Keeping the British End Up - The updated third edition of Simon Sheridan's classic history of British cinematic sex. The tradition of 'saucy postcard' humour - boobs, bums and boorish innuendo - is perhaps best exemplified by the long running `Carry On' movies, but there is also a forgotten cinema of saucier 'X' certificate movies. Who could forget the quivering delights of The Wife Swappers, The Sexplorer, I'm not Feeling Myself Tonight! and Adventures of a Plumber's Mate? Actors like Joanna Lumley, Leslie Ash, Joan Collins, Pauline Collins, Elaine Paige and Valerie Singleton all have naughty credits which they probably leave off their CVs, but the likes of Robin Askwith, Fiona Richmond and the late Mary Millington became sex superstars in movies which pushed the limits of censorship.
Simon Sheridan traces the development of the British sex film from its humble beginnings in coy nudist camp frolics like Some Like It Cool (directed by Michael Winner in 1960), through to its boom years with 1977's bonkbuster Come Play with Me and the titillating `Confessions' films, to the genre's eventual demise following censorship clampdowns and the introduction of home video in the early 1980s.

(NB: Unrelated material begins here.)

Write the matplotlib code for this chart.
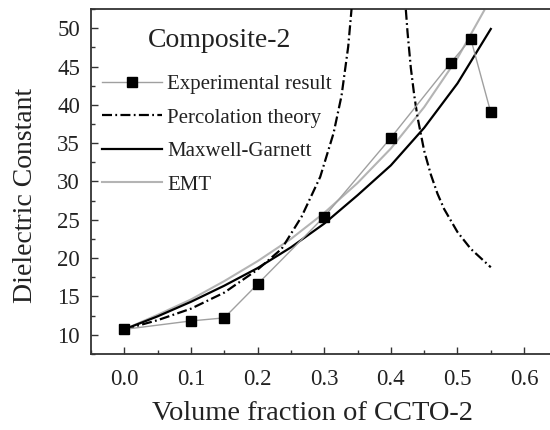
import numpy as np
import matplotlib
matplotlib.use("Agg")
import matplotlib.pyplot as plt
from matplotlib.ticker import MultipleLocator

plt.rcParams['font.family'] = ['Liberation Serif', 'DejaVu Serif']

# Measured dielectric constant vs. CCTO-2 volume fraction
f_exp = [0.0, 0.10, 0.15, 0.20, 0.30, 0.40, 0.49, 0.52, 0.55]
eps_exp = [10.7, 11.8, 12.2, 16.6, 25.4, 35.7, 45.5, 48.6, 39.0]

# Percolation theory, below and above the threshold
f_perc_lo = [0.0, 0.05, 0.10, 0.15, 0.20, 0.236, 0.266, 0.294, 0.314, 0.326, 0.336, 0.341]
eps_perc_lo = [10.7, 11.9, 13.4, 15.5, 18.5, 21.2, 25.4, 30.6, 36.3, 41.2, 47.6, 52.5]
f_perc_hi = [0.4225, 0.425, 0.43, 0.435, 0.44, 0.45, 0.46, 0.47, 0.48, 0.49, 0.50, 0.52, 0.55]
eps_perc_hi = [52.4, 49.5, 44.8, 41.3, 38.4, 34.0, 30.9, 28.4, 26.4, 24.9, 23.4, 21.2, 18.8]

# Maxwell-Garnett model
f_mg = [0.0, 0.05, 0.10, 0.15, 0.20, 0.25, 0.30, 0.35, 0.40, 0.45, 0.50, 0.55]
eps_mg = [10.7, 12.4, 14.3, 16.4, 18.7, 21.4, 24.5, 28.2, 32.1, 37.0, 42.8, 49.9]

# EMT model
f_emt = [0.0, 0.05, 0.10, 0.15, 0.20, 0.25, 0.30, 0.35, 0.40, 0.45, 0.50, 0.54]
eps_emt = [10.7, 12.6, 14.6, 17.0, 19.6, 22.5, 25.9, 29.8, 34.3, 39.7, 46.1, 52.3]

fig = plt.figure(figsize=(5.5, 4.3), dpi=100)
ax = fig.add_axes([0.1655, 0.177, 0.848, 0.802])

dashdot = (0, (4.5, 1.5, 0.8, 1.5))

ax.plot(f_exp, eps_exp, color='#a0a0a0', lw=1.0, marker='s', ms=6.5,
        mfc='black', mec='black', label='Experimental result', zorder=4)
ax.plot(f_perc_lo, eps_perc_lo, color='black', lw=1.6, ls=dashdot,
        label='Percolation theory', zorder=3)
ax.plot(f_perc_hi, eps_perc_hi, color='black', lw=1.6, ls=dashdot, zorder=3)
ax.plot(f_mg, eps_mg, color='black', lw=1.6, label='Maxwell-Garnett', zorder=3)
ax.plot(f_emt, eps_emt, color='#b4b4b4', lw=1.5, label='EMT', zorder=2)

ax.set_xlim(-0.05, 0.65)
ax.set_ylim(7.5, 52.5)
ax.xaxis.set_major_locator(MultipleLocator(0.1))
ax.xaxis.set_minor_locator(MultipleLocator(0.05))
ax.yaxis.set_major_locator(MultipleLocator(5))
ax.yaxis.set_minor_locator(MultipleLocator(2.5))
ax.set_xticks([0.0, 0.1, 0.2, 0.3, 0.4, 0.5, 0.6])
ax.set_xticklabels(['0.0', '0.1', '0.2', '0.3', '0.4', '0.5', '0.6'])
ax.tick_params(which='both', direction='in', colors='#333333', labelcolor='#222222',
               labelsize=16.5, width=1.0)
ax.tick_params(which='major', length=5)
ax.tick_params(axis='x', which='major', pad=11)
ax.tick_params(axis='y', which='major', pad=8)
ax.tick_params(which='minor', length=3)
for sp in ax.spines.values():
    sp.set_linewidth(1.3)
    sp.set_color('#333333')

ax.set_xlabel('Volume fraction of CCTO-2', fontsize=20.5, color='#222222')
ax.set_ylabel('Dielectric Constant', fontsize=20, color='#222222')
ax.xaxis.set_label_coords(0.474, -0.137)
ax.yaxis.set_label_coords(-0.114, 0.46)

ax.text(0.036, 47.5, 'Composite-2', fontsize=20, color='#222222',
        ha='left', va='baseline')

ax.legend(loc='upper left', bbox_to_anchor=(0.023, 0.81), frameon=False,
          fontsize=15, handlelength=2.88, handletextpad=0.25, labelspacing=0.67,
          borderaxespad=0.0, borderpad=0.0, labelcolor='#222222')

fig.savefig('out.png', dpi=100)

Sheridan compiles a definitive X-rated filmography, and coaxes the facts from previously reclusive and reluctant interviewees. The story that unfolds is often funny, sometimes tragic, but undeniably revealing.
Keeping the British End Up also includes dozens of rare photographs and a foreword by 70's sexbomb Sue Longhurst (`Secrets of a Door-to-Door Salesman') and afterword by comedian Johnny Vegas (`Sex Lives of the Potato Men').